?>

Balkan Müslümanının mazlumiyeti

Ekrem Işık

3 ay önce

Gezi rehberimizin Onur Bugariç, yol boyunca anlattıklarından bu coğrafyada yaşamanın sıkıntılarının olduğunu ve çilelerin çekildiğini anladım.
Bu yüzden kendisiyle röportaj yapmanın faydalı olacağına inandım.
Acaba neler çekilmiş bir nebze de olsa anlasak ve okuyucularımıza aktarsak hallerinden anlamış oluruz diye düşündüm.

***

Soru: Bu coğrafyada doğup büyüdünüz, ne tür sıkıntılar yaşadınız?

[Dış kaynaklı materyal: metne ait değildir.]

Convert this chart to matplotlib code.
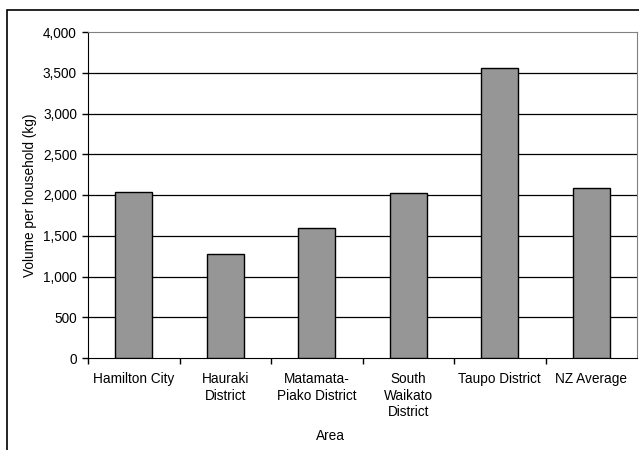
import matplotlib.pyplot as plt
from matplotlib.patches import Rectangle

areas = ["Hamilton City", "Hauraki\nDistrict", "Matamata-\nPiako District",
         "South\nWaikato\nDistrict", "Taupo District", "NZ Average"]
volumes = [2040, 1280, 1590, 2030, 3560, 2090]
y_ticks = [0, 500, 1000, 1500, 2000, 2500, 3000, 3500, 4000]

plt.rcParams['font.family'] = ['Liberation Sans', 'DejaVu Sans']
plt.rcParams['font.size'] = 9.8

fig = plt.figure(figsize=(6.39, 4.5), dpi=100)
ax = fig.add_axes([88 / 639, 1 - 358 / 450, (637 - 88) / 639, (358 - 32) / 450])

positions = list(range(len(areas)))
ax.bar(positions, volumes, width=0.4, color='#969696', edgecolor='black', linewidth=1, zorder=3)

ax.set_xlim(-0.5, len(areas) - 0.5)
ax.set_ylim(0, 4000)
ax.set_yticks(y_ticks)
ax.set_yticklabels(["{:,}".format(v) for v in y_ticks])
for v in y_ticks[1:-1]:
    ax.axhline(v, color='black', linewidth=0.9, zorder=1)

ax.set_xticks([p + 0.5 for p in positions[:-1]] + [-0.5])
ax.set_xticklabels([])
ax.set_xticks(positions, minor=True)
ax.set_xticklabels(areas, minor=True, linespacing=1.25)
ax.tick_params(axis='x', which='major', direction='out', length=4, width=1, color='black')
ax.tick_params(axis='x', which='minor', length=0, pad=10)
ax.tick_params(axis='y', direction='out', length=4, width=1, pad=4)

ax.spines['left'].set_color('black')
ax.spines['bottom'].set_color('black')
ax.spines['top'].set_color('#808080')
ax.spines['right'].set_color('#808080')

ax.set_ylabel("Volume per household (kg)", labelpad=4)
fig.text(330 / 639, 1 - 436 / 450, "Area", ha='center', va='center')

# outer chart border
fig.patches.append(Rectangle((7 / 639, -0.1), 1.0, 1 - 10 / 450 + 0.1,
                             transform=fig.transFigure, fill=False,
                             edgecolor='black', linewidth=1.2))

fig.savefig("out.png", dpi=100)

Cevap: Her zaman azınlık olmanın sıkıntılarını yaşadık. Biz, çoğunluğun tahakkümünü yaşıyorduk. Öyle ki, kendimizi ve çevremizi tanır hale geldikten sonra bu tahakkümü daha net anlar olduk. Örneğin okula gittiğimde sınıfta sadece bir ben Müslümandım. Sınıfta benim dışımdakiler gayrı Müslim idi. Sınıfın tümü bir tarafa ben bir tarafa. Sınıf ben Müslüman olduğum için sürekli benimle dalga geçiyorlardı.
 Soru: Bu coğrafyada yaşamak siz de travma yarattı mı?
Cevap: Evet. Sürekli bir baskı ve sindirme programı içerisinde yaşıyorduk. Halen de bu baskı bitmemiş. Halen yaptığımız gezi programlarında geçtiğimiz yollarda ve özellikle Sırpların tesislerinde biz ve konuklarımız tesislere alınmamaktayız. Zamanla yaşadıklarımız üzerimizde travmatik etki yaptı.
 Soru: Bu coğrafyada yaşanan ibretlik hikâyeler vardır. Bunlardan birini anlatır mısınız?
Cevap: Tabii ki. Yolcularıma anlattığım ibretlik hikâyelerden birini anlatayım. 1942 yılında ikinci dünya savaşının yaşandığı yıllarda iki Sırp Boşnak bir genci Drina köprüsüne götürerek boğazını kesmiş ve köprüden atmışlar. Köprüden düşen ve o esnada 20 yaşında olan Boşnak genci köylüler bulup tedavi ederler. Boşnak genç iyileşir. Yıllar sonra evlenir çoluk çocuğa karışır. Meseleyi çocuklarına anlatır. 1992 yılında yani tam 50 yıl sonra 70 yaşındaki Boşnaklıyı ve meselesini duyan Sırp Polisler gelip Boşnaklı şahsı alarak tekrar Drina köprüsüne getirirler. Tekrar boğazını keser ve köprüden atarlar. Sırplar 50 yıl önce yapamadığımızı şimdi yaptık derler.
 Soru: Sırpların Srebnitsa’da yaptığı katliam sadece Sırplar ile mi sınırlı  , Hollanda ve AB’de işin içinde mi?
Cevap: Bence, Srebnitsa sadece Sırplar tarafından organize edilmemiş. Hollanda Barış gücünün tek başına hareket etmesi de söz konusu değil. İşin içinde NATO ve AB işbirliği de söz konusu. Müslümanları kendi içlerinde istemeyen zihniyetin bir ürünü.
 Soru: Türkiye’nin yardımını hissediyor musunuz?
Cevap: Evet. Gerek Sırplar ve Hırvatlarla yaşanan savaşta gerekse manevi olarak Bosna Hersek’in arkasında durarak. Gerekse de TİKA vasıtasıyla Osmanlı medeniyetine haiz eserleri onararak yaptığı yardımla Türkiye’nin yardımını yanımızda hissediyoruz.
 Soru: Tito’nun ABD’den güya uzay araştırmaları evrakları karşılığında aldığı 2 milyar doları vermemesi yüzünden Yugoslavya’yı ABD’ mi böldü?
Cevap: Evet. ABD kandırılmışlığın verdiği hisle bunu yapması pek ala mümkün. ABD hala bu coğrafyada Müslümanların mezalime uğramasına sebep olan güçlerden biri olarak görüyorum.
 Soru: Bu coğrafyada yaşayan Müslümanların özellikle Boşnakların Hırvat ve Sırplarla çatışma yaşama ihtimali var mı?
Cevap: Eğer Türkiye şimdiye kadar arkamızda durmasaydı ve bizi desteklemeseydi birçok çatışma daha yaşanabilirdi. Rahmetli Bilge Kral Aliya İzzetbegoviç’in; “ Ölümümden sonra Bosna Hersek’i Türkiye’ye emanet bırakıyorum” sözü karşısında Türkiye’nin daha çok sahiplenmesi Sırpların geri adım atmasına ve olabilecek çatışmalardan kaçınmasına neden olmuştur.